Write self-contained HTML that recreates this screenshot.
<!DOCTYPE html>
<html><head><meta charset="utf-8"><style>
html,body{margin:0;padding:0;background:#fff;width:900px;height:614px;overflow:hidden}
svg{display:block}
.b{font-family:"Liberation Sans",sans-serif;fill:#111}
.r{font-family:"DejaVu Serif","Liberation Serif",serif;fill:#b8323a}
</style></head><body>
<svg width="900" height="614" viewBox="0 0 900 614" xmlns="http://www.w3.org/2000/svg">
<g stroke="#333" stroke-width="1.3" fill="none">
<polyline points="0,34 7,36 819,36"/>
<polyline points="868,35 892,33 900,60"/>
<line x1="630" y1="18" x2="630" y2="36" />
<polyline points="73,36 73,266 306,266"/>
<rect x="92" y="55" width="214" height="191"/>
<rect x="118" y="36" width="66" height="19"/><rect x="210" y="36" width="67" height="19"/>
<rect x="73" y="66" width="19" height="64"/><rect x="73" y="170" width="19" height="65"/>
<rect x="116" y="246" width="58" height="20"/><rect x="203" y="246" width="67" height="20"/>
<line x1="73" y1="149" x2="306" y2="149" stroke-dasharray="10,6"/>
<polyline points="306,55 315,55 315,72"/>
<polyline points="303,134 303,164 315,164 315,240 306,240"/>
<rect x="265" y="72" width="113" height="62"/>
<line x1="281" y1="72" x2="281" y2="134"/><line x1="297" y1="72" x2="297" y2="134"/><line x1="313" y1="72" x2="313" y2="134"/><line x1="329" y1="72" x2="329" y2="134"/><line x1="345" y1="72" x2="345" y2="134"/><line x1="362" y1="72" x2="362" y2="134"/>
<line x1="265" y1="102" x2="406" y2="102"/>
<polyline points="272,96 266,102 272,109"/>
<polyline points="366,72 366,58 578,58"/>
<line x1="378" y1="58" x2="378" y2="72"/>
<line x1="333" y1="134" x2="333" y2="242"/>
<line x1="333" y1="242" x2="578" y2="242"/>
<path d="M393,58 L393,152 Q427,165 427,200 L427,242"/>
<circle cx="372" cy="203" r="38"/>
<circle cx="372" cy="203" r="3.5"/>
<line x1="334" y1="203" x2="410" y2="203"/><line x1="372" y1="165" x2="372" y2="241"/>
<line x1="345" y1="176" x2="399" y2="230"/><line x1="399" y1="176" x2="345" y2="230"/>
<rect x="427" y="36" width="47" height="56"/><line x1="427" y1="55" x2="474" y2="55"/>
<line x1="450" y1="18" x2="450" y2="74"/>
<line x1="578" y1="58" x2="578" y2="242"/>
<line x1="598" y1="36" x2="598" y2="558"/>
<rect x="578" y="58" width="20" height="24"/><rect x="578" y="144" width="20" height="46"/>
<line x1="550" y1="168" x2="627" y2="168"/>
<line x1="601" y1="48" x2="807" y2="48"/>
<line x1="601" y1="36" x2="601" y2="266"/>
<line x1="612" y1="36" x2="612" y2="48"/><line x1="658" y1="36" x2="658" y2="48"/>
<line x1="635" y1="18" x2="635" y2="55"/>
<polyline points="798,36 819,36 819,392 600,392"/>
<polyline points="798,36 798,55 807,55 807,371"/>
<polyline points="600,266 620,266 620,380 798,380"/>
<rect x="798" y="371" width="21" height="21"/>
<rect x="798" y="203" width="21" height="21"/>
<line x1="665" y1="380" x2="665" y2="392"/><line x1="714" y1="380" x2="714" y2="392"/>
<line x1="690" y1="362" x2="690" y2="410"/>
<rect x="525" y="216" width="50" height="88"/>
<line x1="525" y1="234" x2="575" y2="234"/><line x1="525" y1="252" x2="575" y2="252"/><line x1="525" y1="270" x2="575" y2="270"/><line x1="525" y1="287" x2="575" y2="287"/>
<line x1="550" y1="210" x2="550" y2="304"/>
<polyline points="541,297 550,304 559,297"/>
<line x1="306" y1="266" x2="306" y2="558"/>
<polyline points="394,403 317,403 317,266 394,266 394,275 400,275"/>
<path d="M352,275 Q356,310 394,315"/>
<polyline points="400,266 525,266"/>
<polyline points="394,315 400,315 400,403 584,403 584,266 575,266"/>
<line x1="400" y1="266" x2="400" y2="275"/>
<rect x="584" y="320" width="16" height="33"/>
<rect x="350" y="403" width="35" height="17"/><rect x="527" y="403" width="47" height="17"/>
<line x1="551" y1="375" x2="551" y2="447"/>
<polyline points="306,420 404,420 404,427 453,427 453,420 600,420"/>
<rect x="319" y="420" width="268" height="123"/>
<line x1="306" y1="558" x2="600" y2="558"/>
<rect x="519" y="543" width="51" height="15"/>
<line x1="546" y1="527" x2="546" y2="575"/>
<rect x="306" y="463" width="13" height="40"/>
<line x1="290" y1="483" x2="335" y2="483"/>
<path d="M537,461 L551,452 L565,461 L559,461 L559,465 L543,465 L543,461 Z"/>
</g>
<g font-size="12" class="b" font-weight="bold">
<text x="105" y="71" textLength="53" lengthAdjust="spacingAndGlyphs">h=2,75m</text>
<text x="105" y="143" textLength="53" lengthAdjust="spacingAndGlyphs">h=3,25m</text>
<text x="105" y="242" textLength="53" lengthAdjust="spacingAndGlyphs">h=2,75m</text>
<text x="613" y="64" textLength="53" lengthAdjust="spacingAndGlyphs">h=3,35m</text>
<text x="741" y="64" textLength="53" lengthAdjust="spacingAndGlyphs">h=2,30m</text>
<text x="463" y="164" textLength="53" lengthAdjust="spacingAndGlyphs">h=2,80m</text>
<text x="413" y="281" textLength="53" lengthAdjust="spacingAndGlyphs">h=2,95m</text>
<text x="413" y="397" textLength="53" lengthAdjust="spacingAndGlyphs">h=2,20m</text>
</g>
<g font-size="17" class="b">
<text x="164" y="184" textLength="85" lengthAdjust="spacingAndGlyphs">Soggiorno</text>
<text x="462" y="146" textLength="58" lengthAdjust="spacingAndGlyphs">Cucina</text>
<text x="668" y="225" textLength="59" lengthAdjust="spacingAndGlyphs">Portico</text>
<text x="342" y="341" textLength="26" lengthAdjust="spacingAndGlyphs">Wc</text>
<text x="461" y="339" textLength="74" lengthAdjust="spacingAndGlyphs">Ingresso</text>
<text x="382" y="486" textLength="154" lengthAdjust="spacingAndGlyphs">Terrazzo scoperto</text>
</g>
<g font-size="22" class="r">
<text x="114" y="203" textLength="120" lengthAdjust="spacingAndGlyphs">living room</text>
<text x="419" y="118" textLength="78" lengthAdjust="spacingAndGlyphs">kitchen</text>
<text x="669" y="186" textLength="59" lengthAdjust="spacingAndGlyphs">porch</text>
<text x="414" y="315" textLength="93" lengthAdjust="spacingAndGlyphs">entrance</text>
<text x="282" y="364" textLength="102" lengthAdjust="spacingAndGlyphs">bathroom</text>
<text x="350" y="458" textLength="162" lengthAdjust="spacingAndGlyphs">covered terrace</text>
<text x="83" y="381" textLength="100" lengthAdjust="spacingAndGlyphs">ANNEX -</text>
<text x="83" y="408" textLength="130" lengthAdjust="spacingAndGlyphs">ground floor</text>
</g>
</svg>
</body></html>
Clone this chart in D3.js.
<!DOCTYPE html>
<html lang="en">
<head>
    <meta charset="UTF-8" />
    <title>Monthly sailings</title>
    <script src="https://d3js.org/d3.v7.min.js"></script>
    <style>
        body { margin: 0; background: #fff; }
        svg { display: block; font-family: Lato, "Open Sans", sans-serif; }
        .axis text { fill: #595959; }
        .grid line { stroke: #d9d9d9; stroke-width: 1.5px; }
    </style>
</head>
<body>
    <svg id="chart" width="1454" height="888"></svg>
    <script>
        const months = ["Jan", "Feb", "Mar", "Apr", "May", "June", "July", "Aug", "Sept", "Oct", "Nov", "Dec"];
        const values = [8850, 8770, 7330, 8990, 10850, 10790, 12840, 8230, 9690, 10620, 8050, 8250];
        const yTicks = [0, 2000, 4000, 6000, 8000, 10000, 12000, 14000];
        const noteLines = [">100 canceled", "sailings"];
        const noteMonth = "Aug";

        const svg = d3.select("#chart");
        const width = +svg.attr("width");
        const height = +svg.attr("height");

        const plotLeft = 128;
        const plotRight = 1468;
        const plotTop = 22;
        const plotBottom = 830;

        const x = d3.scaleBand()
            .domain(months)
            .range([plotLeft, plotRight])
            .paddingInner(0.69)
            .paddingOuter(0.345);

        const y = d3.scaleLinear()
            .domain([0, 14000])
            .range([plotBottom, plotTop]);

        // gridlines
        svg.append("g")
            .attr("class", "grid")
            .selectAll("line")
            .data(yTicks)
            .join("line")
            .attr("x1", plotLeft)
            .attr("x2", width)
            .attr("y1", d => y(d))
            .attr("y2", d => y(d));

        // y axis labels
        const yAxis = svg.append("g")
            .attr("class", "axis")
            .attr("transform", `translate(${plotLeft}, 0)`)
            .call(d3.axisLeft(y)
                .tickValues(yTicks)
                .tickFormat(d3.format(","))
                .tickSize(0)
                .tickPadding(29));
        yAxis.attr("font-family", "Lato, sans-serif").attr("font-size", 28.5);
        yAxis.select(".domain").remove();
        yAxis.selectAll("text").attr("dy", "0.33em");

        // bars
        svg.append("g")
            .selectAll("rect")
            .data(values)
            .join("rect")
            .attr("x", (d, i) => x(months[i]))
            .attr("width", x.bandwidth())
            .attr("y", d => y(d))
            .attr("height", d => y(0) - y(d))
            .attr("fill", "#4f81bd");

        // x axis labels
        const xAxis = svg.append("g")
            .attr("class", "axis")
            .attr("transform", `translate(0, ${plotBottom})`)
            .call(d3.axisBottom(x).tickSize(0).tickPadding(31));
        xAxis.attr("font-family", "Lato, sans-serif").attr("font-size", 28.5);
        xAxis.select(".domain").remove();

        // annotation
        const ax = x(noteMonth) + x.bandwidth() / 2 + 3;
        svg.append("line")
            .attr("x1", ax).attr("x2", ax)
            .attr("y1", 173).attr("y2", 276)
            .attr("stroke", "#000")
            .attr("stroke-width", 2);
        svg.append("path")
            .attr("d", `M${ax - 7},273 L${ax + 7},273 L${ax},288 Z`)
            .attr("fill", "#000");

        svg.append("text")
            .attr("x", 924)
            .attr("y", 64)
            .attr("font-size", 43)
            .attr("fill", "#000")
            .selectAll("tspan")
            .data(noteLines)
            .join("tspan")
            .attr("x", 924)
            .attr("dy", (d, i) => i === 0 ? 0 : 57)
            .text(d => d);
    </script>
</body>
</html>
---
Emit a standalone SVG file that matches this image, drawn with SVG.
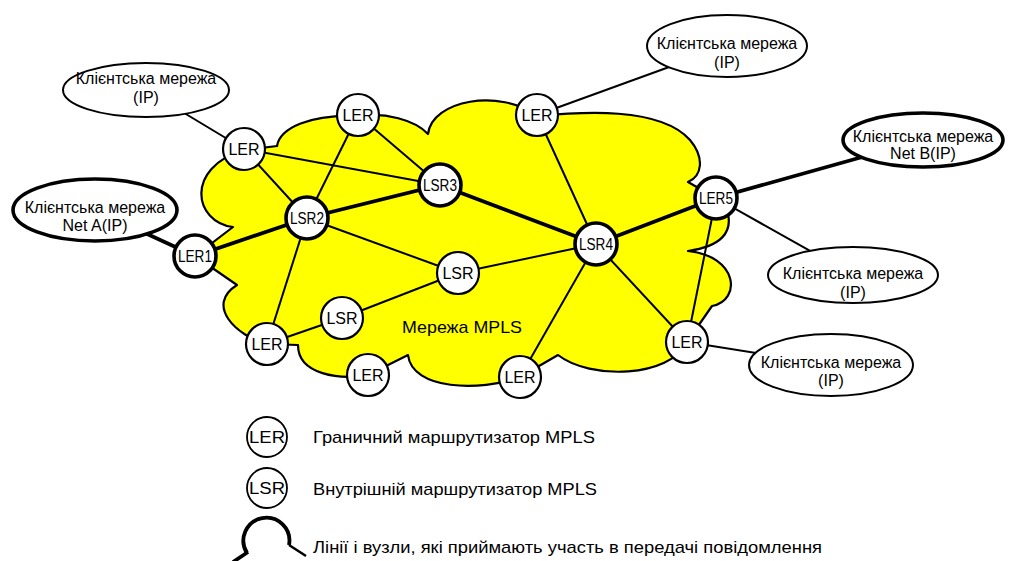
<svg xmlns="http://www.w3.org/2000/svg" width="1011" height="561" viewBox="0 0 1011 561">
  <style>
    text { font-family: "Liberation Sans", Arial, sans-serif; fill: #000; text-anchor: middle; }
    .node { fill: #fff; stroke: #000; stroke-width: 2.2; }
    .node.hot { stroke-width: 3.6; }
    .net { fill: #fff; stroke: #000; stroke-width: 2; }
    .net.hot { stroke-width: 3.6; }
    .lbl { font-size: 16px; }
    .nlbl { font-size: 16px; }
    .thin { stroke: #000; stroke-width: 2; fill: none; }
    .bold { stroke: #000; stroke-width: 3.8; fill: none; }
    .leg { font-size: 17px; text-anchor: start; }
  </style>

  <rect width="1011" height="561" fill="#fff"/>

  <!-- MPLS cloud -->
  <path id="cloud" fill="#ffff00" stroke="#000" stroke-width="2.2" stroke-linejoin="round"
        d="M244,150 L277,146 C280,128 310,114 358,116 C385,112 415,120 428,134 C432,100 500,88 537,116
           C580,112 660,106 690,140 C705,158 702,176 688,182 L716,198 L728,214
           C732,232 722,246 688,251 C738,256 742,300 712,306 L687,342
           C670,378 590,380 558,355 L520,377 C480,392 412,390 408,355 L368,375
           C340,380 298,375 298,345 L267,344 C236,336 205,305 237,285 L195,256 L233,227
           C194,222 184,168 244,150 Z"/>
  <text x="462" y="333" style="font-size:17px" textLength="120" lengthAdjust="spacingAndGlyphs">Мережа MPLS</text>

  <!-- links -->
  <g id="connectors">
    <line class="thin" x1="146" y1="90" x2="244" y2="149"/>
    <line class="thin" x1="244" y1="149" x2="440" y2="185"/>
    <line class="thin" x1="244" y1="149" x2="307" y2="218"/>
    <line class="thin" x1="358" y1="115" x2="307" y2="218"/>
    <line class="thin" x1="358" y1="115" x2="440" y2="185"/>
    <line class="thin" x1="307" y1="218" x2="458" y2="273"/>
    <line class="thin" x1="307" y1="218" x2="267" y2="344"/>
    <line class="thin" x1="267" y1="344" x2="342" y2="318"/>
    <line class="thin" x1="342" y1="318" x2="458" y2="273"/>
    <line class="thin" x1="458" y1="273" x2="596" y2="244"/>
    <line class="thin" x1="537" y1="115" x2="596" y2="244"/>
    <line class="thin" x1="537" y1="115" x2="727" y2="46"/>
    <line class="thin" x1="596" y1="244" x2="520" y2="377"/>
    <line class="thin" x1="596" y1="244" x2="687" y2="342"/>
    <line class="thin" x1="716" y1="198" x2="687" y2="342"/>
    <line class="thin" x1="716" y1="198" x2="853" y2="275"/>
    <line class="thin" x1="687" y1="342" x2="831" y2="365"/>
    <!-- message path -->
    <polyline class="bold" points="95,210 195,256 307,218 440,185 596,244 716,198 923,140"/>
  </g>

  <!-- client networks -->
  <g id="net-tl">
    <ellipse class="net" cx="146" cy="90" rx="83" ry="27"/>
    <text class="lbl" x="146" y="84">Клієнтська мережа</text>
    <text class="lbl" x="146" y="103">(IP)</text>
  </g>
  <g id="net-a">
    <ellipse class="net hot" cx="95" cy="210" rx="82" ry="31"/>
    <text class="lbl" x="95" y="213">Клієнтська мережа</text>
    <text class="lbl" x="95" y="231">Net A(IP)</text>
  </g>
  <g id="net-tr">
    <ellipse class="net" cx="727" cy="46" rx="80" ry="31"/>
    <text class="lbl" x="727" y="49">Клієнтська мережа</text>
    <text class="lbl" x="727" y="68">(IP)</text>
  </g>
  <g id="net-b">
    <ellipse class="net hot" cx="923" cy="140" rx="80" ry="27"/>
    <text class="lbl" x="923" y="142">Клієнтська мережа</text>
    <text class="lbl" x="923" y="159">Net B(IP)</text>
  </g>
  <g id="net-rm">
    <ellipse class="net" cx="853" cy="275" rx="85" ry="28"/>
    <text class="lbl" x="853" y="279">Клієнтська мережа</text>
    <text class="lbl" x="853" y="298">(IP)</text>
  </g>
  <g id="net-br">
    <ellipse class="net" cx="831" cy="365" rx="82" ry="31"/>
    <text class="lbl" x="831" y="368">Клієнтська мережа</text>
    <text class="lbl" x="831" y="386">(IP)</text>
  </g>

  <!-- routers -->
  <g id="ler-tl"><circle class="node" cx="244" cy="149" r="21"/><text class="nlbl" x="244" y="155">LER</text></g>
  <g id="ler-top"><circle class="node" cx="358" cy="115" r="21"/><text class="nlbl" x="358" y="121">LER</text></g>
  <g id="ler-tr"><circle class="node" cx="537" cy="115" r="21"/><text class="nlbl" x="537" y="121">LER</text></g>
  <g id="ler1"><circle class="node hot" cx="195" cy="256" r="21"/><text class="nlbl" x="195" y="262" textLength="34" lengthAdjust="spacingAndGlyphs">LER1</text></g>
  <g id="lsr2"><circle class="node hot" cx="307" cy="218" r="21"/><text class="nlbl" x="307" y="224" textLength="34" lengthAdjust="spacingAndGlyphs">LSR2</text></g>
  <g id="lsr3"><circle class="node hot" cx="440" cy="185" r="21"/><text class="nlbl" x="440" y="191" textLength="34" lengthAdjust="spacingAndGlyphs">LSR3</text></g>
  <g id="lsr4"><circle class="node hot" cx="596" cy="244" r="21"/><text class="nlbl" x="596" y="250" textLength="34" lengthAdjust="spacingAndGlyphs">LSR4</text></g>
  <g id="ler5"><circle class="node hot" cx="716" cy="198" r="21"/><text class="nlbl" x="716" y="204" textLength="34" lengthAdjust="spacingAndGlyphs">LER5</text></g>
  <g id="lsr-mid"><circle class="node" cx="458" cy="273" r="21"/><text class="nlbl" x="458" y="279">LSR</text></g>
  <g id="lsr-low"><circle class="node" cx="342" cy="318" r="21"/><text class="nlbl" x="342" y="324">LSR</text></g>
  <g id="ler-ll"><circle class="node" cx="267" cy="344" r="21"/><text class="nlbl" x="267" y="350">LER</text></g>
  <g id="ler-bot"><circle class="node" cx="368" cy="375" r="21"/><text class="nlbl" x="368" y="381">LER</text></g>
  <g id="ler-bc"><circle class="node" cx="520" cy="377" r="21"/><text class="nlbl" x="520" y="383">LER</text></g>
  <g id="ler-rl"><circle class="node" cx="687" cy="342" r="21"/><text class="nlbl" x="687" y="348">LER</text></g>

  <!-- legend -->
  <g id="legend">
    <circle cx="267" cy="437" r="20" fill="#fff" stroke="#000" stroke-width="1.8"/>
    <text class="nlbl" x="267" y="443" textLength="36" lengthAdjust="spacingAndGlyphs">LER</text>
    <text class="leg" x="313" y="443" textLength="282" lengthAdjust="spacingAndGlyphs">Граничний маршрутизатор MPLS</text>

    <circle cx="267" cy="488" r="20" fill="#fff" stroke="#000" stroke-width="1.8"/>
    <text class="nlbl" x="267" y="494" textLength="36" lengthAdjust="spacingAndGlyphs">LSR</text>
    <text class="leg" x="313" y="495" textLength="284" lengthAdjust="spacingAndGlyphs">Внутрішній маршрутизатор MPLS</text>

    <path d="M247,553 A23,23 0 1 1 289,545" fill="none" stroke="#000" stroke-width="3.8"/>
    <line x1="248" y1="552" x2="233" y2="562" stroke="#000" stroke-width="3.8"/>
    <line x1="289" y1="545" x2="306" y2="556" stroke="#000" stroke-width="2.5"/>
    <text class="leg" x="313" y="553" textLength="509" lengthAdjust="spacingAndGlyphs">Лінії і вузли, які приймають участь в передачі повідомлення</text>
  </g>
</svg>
---
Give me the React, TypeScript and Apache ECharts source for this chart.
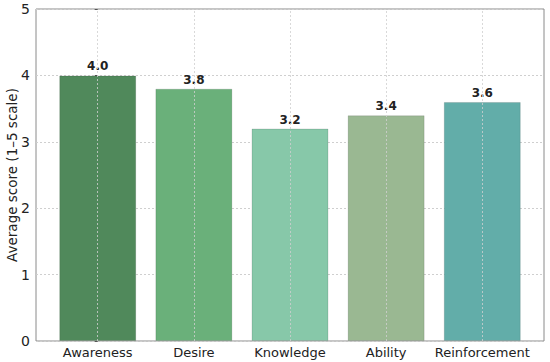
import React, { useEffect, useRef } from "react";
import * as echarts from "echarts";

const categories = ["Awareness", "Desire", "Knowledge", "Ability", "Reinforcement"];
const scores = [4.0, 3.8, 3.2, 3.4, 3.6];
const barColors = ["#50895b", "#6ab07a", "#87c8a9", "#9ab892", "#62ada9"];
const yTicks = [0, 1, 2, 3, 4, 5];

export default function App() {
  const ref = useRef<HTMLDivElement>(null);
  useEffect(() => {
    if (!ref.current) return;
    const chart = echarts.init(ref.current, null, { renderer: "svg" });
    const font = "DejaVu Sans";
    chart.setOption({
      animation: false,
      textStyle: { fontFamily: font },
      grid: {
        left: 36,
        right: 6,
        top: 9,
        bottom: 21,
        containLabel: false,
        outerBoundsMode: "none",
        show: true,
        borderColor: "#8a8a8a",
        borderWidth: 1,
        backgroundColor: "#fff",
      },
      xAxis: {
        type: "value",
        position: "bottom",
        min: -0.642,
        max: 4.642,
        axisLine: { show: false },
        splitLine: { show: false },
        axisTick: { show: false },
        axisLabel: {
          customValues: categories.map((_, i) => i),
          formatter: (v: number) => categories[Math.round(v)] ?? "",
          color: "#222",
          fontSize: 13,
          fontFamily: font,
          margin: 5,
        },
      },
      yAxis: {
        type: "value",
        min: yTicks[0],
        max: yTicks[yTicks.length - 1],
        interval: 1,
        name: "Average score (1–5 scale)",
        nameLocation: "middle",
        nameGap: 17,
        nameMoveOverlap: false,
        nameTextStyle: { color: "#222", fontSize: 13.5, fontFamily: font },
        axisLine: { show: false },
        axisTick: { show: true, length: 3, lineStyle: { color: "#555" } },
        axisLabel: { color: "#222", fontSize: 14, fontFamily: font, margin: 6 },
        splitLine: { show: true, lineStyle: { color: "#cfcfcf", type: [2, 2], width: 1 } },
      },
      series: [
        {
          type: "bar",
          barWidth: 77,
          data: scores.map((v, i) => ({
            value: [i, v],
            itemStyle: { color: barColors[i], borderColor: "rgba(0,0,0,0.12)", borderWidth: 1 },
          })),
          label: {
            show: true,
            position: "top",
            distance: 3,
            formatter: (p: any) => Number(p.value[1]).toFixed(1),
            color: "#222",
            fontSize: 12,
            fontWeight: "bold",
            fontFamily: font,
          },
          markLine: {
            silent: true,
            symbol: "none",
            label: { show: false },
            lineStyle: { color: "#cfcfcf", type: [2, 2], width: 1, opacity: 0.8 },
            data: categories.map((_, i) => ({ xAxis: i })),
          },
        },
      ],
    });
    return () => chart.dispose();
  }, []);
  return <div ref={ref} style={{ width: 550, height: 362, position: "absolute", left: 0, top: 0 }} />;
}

▶ Objective: From the entries above, copy each line holding "that".

▶ Response:
Write self-contained HTML that recreates this screenshot.
Emit a standalone SVG file that matches this image, drawn with SVG.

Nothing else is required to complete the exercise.